Esta derrota não foi primariamente uma vitória do Partido Trabalhista, na oposição. Ao longo das oito horas de debate parlamentar, as controvérsias mais significativas, embora sempre corteses, ocorreram dentro da bancada conservadora. Inúmeros deputados da maioria interpelaram directamente o primeiro-ministro. Este optou voluntariamente por aceitar todas as perguntas e a todas tentar responder. No final do debate, foi visível que não conseguiu persuadir a maioria. Muitos dos deputados dissidentes iniciavam as suas intervenções dizendo: "Os meus eleitores querem saber..." Vários repetiram que a sua lealdade última era devida à sua própria consciência e aos seus eleitores. Não são meras figuras de retórica. Eleitos em círculos uninominais por maioria simples, os deputados britânicos sabem que têm dois "mestres": a direcção do seu partido e os seus eleitores. Não dependem exclusivamente, ou imediatamente, de um nem de outro. Nessa tensão reside a esfera de liberdade da sua consciência.

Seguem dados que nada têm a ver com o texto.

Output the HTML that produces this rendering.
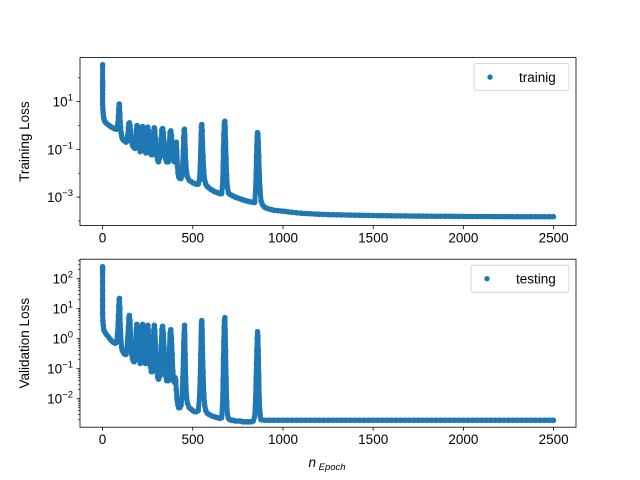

Em contrapartida, os eleitores de cada círculo sabem quem é o seu deputado. A ele pedem contas, não a uma vaga lista de desconhecidos decidida por cúpulas partidárias. Este sistema, incompreensível para muitos observadores continentais e repetidamente defendido no passado por Winston Churchill e Karl Popper, constitui um ingrediente crucial da resiliência do sistema parlamentar britânico. Este sistema não garante, nem pretende garantir, que cada decisão parlamentar será acertada. Nenhum artefacto gerado pela acção humana, necessariamente falível, pode ser infalível. Mas a soberania de um Parlamento que presta contas aos eleitores oferece uma garantia mais humilde, talvez por isso mais importante: que uma nação pode governar-se a si própria em permanente conversação consigo própria, em permanente processo de autocorrecção. Nenhum déspota esclarecido, nenhum comité de especialistas, nenhum proclamado propósito indiscutível, nenhuma fórmula científica poderão sobrepor-se à vontade da nação expressa tentativamente, e falivelmente, através do Parlamento. Karl Popper, um anglófilo de origem austríaca, repetiu-me à exaustão que Winston Churchill foi durante a II Guerra o único primeiro-ministro que a qualquer momento podia ter sido demitido pelo Parlamento - e, pelo menos por duas vezes, receou poder sê-lo. Em 1990, a primeira-ministra Margaret Thatcther foi apeada pelos deputados da sua bancada conservadora, após três vitórias eleitorais sucessivas. Em 1782, por 19 votos, o Parlamento britânico derrotou a proposta do rei Jorge III e do primeiro-ministro, Lord North, para continuação da guerra contra a jovem República americana. Acima de tudo, o Parlamento britânico assegurou que, desde 1688, o país tenha sido capaz de fazer todas as revoluções da época moderna - tecnológica, económica, social, cultural e tantas outras - sem nunca recorrer à Revolução ou à guerra civil. Para os cultores de sistemas de perfeição e os idólatras das virtudes heróicas, talvez este seja um feito menor. Para os amantes da liberdade e da evolução gradual, todavia, este é um dos feitos maiores da falível arte política.